# Direction
Transcribe every line from the top down to the line with "(clean) at (200,568)", both ends included, but not the pictures.
begin
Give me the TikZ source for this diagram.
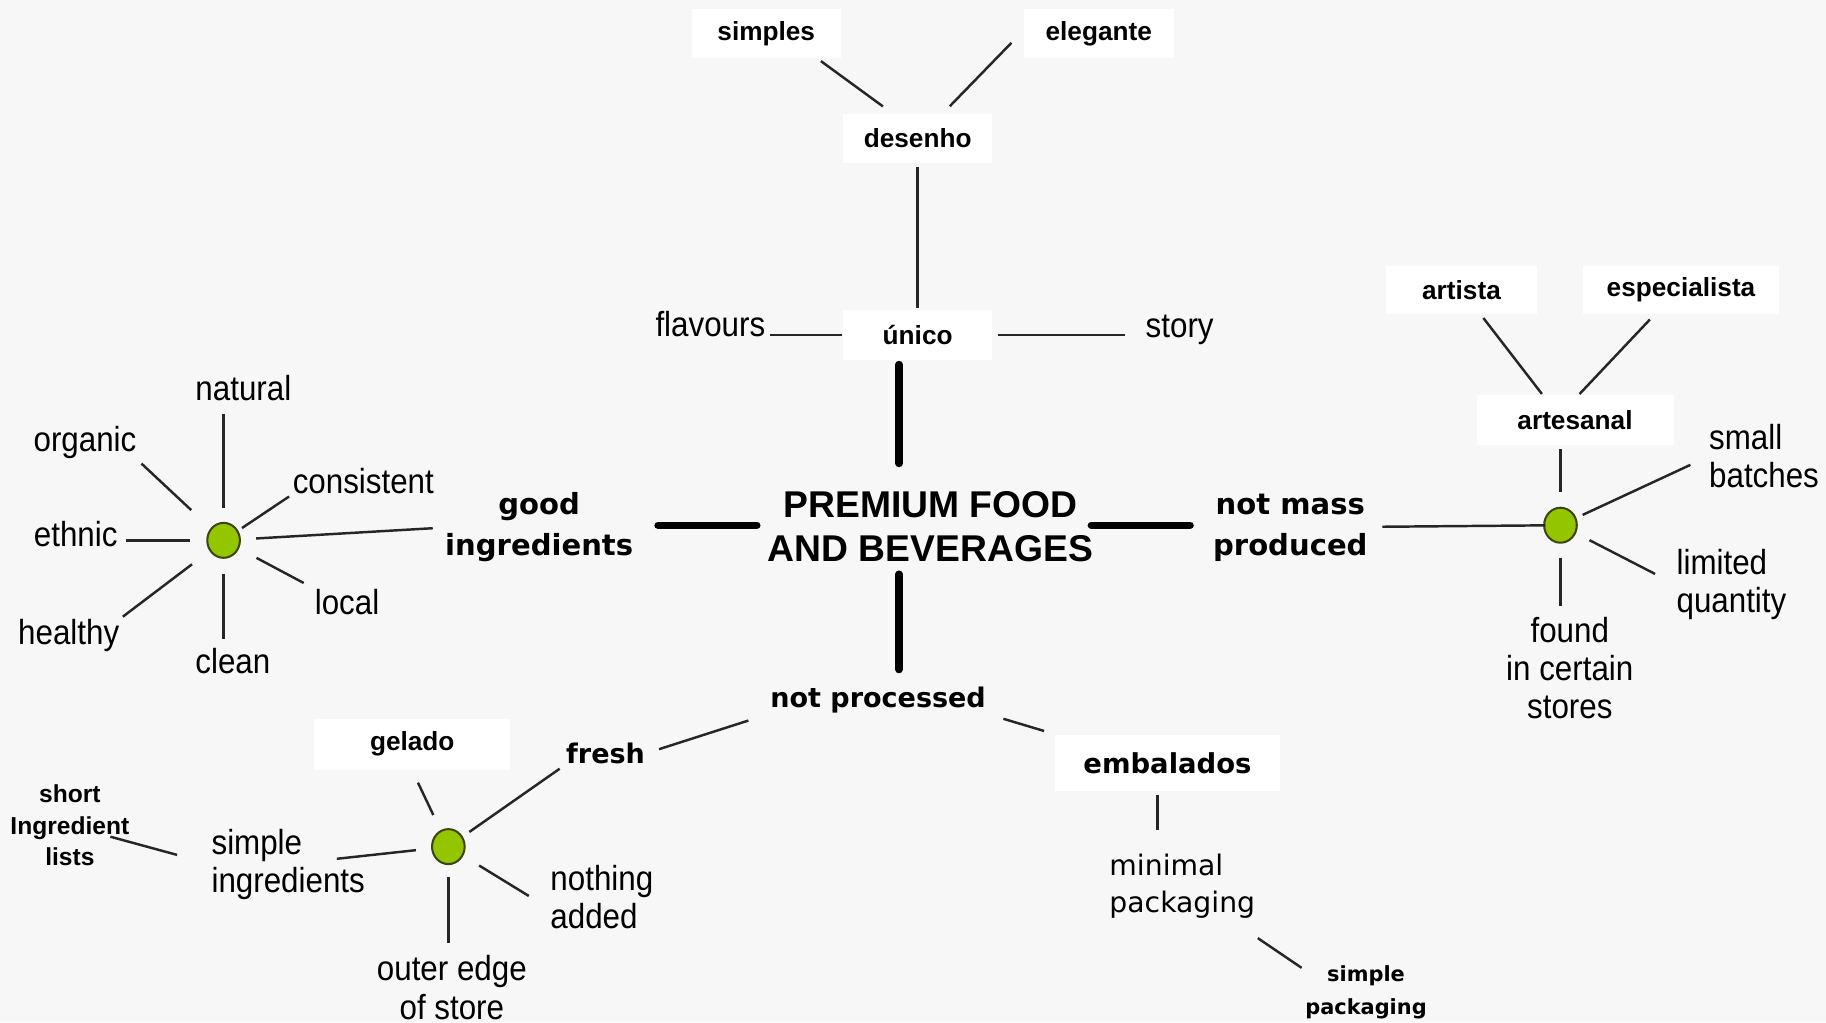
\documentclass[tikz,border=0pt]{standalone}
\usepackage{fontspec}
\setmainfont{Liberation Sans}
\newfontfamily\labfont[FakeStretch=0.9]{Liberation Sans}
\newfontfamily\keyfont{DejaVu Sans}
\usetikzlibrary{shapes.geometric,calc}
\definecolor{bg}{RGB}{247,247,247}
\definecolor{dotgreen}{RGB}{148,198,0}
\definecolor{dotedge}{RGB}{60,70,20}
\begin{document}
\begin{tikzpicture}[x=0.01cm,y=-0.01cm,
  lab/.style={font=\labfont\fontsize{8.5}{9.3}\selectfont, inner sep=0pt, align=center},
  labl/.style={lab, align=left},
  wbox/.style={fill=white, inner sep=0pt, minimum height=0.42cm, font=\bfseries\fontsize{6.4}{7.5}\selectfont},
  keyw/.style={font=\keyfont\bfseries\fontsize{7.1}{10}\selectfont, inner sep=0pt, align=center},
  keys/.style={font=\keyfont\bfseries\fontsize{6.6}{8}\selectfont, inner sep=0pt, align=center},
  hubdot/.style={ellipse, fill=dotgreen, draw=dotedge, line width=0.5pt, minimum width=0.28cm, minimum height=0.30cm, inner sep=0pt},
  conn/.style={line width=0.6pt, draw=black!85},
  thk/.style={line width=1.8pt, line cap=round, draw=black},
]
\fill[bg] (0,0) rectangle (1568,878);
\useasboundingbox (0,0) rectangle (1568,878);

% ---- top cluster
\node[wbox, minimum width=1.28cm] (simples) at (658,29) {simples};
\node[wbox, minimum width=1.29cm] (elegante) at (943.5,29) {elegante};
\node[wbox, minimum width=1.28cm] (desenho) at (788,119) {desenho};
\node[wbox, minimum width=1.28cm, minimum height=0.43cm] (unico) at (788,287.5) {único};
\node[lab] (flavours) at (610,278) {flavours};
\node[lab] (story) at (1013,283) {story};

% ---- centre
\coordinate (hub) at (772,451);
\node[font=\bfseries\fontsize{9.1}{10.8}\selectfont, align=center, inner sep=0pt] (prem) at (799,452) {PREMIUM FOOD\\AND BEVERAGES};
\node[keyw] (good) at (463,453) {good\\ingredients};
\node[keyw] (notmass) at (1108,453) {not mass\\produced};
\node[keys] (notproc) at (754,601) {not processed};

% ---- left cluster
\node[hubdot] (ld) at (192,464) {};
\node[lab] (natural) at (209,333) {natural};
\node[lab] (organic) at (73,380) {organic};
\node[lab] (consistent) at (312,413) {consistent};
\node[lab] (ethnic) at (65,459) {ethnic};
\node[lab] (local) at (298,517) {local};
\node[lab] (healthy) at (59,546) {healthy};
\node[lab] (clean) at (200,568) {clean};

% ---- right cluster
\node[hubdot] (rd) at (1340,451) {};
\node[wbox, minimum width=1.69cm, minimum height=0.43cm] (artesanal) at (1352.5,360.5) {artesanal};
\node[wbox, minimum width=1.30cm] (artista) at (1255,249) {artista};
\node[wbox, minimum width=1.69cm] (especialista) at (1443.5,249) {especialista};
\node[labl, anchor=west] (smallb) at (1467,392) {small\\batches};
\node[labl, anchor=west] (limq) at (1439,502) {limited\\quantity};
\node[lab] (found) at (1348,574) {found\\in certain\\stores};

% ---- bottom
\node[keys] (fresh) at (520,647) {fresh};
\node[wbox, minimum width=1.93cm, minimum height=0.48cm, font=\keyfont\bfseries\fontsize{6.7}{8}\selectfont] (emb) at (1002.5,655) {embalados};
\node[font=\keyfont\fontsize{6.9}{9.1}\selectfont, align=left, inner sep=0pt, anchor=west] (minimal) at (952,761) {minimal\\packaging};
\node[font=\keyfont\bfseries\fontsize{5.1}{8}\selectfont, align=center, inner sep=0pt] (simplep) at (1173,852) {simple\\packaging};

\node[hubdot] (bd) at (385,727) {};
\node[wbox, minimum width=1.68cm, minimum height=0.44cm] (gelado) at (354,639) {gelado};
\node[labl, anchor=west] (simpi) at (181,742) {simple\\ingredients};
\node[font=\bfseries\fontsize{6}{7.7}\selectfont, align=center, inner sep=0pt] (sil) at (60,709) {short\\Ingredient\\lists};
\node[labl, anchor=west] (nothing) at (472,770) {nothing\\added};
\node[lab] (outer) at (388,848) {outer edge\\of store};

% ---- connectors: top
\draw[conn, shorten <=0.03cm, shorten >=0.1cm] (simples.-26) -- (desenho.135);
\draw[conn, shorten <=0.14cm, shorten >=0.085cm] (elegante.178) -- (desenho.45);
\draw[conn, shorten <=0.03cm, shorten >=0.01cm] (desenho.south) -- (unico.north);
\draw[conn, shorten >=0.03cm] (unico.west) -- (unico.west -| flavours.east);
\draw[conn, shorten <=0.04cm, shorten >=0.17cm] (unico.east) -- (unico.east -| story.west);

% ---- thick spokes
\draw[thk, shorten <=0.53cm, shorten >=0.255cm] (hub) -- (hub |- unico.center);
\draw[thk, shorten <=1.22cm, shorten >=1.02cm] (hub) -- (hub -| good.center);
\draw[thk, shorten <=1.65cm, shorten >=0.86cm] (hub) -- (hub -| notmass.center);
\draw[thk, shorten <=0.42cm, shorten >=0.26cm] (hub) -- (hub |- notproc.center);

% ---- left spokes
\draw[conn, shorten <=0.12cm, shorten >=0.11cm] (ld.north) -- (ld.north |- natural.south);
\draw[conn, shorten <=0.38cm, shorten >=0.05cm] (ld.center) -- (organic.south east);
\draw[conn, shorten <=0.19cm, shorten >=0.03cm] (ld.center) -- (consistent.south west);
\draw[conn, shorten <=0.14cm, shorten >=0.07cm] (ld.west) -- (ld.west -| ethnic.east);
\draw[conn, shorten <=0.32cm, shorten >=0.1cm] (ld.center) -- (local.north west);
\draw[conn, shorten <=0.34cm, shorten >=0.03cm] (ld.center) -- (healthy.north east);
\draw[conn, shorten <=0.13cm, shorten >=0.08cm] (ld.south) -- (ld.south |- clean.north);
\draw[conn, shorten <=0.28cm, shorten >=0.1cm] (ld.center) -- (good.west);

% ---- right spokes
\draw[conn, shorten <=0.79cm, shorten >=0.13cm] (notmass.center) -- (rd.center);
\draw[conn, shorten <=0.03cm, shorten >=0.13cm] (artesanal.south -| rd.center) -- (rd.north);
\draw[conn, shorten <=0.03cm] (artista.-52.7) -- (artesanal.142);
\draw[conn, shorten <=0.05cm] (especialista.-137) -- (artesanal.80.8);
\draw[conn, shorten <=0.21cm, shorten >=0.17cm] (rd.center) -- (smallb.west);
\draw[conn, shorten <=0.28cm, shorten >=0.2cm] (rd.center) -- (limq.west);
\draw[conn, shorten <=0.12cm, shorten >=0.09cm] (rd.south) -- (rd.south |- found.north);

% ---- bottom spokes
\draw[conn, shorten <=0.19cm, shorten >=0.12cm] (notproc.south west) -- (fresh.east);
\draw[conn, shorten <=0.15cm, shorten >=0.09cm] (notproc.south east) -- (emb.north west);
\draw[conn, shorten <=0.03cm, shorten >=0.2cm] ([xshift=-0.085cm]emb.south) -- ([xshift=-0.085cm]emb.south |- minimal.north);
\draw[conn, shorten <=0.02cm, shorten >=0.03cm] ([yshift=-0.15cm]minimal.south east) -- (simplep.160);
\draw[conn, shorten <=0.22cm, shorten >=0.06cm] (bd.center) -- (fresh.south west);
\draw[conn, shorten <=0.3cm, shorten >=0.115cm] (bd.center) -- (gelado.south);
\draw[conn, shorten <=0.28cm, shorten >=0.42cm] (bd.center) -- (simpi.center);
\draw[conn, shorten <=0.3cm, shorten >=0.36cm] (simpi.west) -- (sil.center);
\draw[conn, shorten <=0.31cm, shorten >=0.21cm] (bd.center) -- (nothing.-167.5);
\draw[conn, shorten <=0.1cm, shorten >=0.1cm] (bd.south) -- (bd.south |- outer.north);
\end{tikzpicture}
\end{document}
end
# Result of this task
Give me the TikZ source for this diagram.
\documentclass[tikz,border=0pt]{standalone}
\usepackage{fontspec}
\setmainfont{Liberation Sans}
\newfontfamily\labfont[FakeStretch=0.9]{Liberation Sans}
\newfontfamily\keyfont{DejaVu Sans}
\usetikzlibrary{shapes.geometric,calc}
\definecolor{bg}{RGB}{247,247,247}
\definecolor{dotgreen}{RGB}{148,198,0}
\definecolor{dotedge}{RGB}{60,70,20}
\begin{document}
\begin{tikzpicture}[x=0.01cm,y=-0.01cm,
  lab/.style={font=\labfont\fontsize{8.5}{9.3}\selectfont, inner sep=0pt, align=center},
  labl/.style={lab, align=left},
  wbox/.style={fill=white, inner sep=0pt, minimum height=0.42cm, font=\bfseries\fontsize{6.4}{7.5}\selectfont},
  keyw/.style={font=\keyfont\bfseries\fontsize{7.1}{10}\selectfont, inner sep=0pt, align=center},
  keys/.style={font=\keyfont\bfseries\fontsize{6.6}{8}\selectfont, inner sep=0pt, align=center},
  hubdot/.style={ellipse, fill=dotgreen, draw=dotedge, line width=0.5pt, minimum width=0.28cm, minimum height=0.30cm, inner sep=0pt},
  conn/.style={line width=0.6pt, draw=black!85},
  thk/.style={line width=1.8pt, line cap=round, draw=black},
]
\fill[bg] (0,0) rectangle (1568,878);
\useasboundingbox (0,0) rectangle (1568,878);

% ---- top cluster
\node[wbox, minimum width=1.28cm] (simples) at (658,29) {simples};
\node[wbox, minimum width=1.29cm] (elegante) at (943.5,29) {elegante};
\node[wbox, minimum width=1.28cm] (desenho) at (788,119) {desenho};
\node[wbox, minimum width=1.28cm, minimum height=0.43cm] (unico) at (788,287.5) {único};
\node[lab] (flavours) at (610,278) {flavours};
\node[lab] (story) at (1013,283) {story};

% ---- centre
\coordinate (hub) at (772,451);
\node[font=\bfseries\fontsize{9.1}{10.8}\selectfont, align=center, inner sep=0pt] (prem) at (799,452) {PREMIUM FOOD\\AND BEVERAGES};
\node[keyw] (good) at (463,453) {good\\ingredients};
\node[keyw] (notmass) at (1108,453) {not mass\\produced};
\node[keys] (notproc) at (754,601) {not processed};

% ---- left cluster
\node[hubdot] (ld) at (192,464) {};
\node[lab] (natural) at (209,333) {natural};
\node[lab] (organic) at (73,380) {organic};
\node[lab] (consistent) at (312,413) {consistent};
\node[lab] (ethnic) at (65,459) {ethnic};
\node[lab] (local) at (298,517) {local};
\node[lab] (healthy) at (59,546) {healthy};
\node[lab] (clean) at (200,568) {clean};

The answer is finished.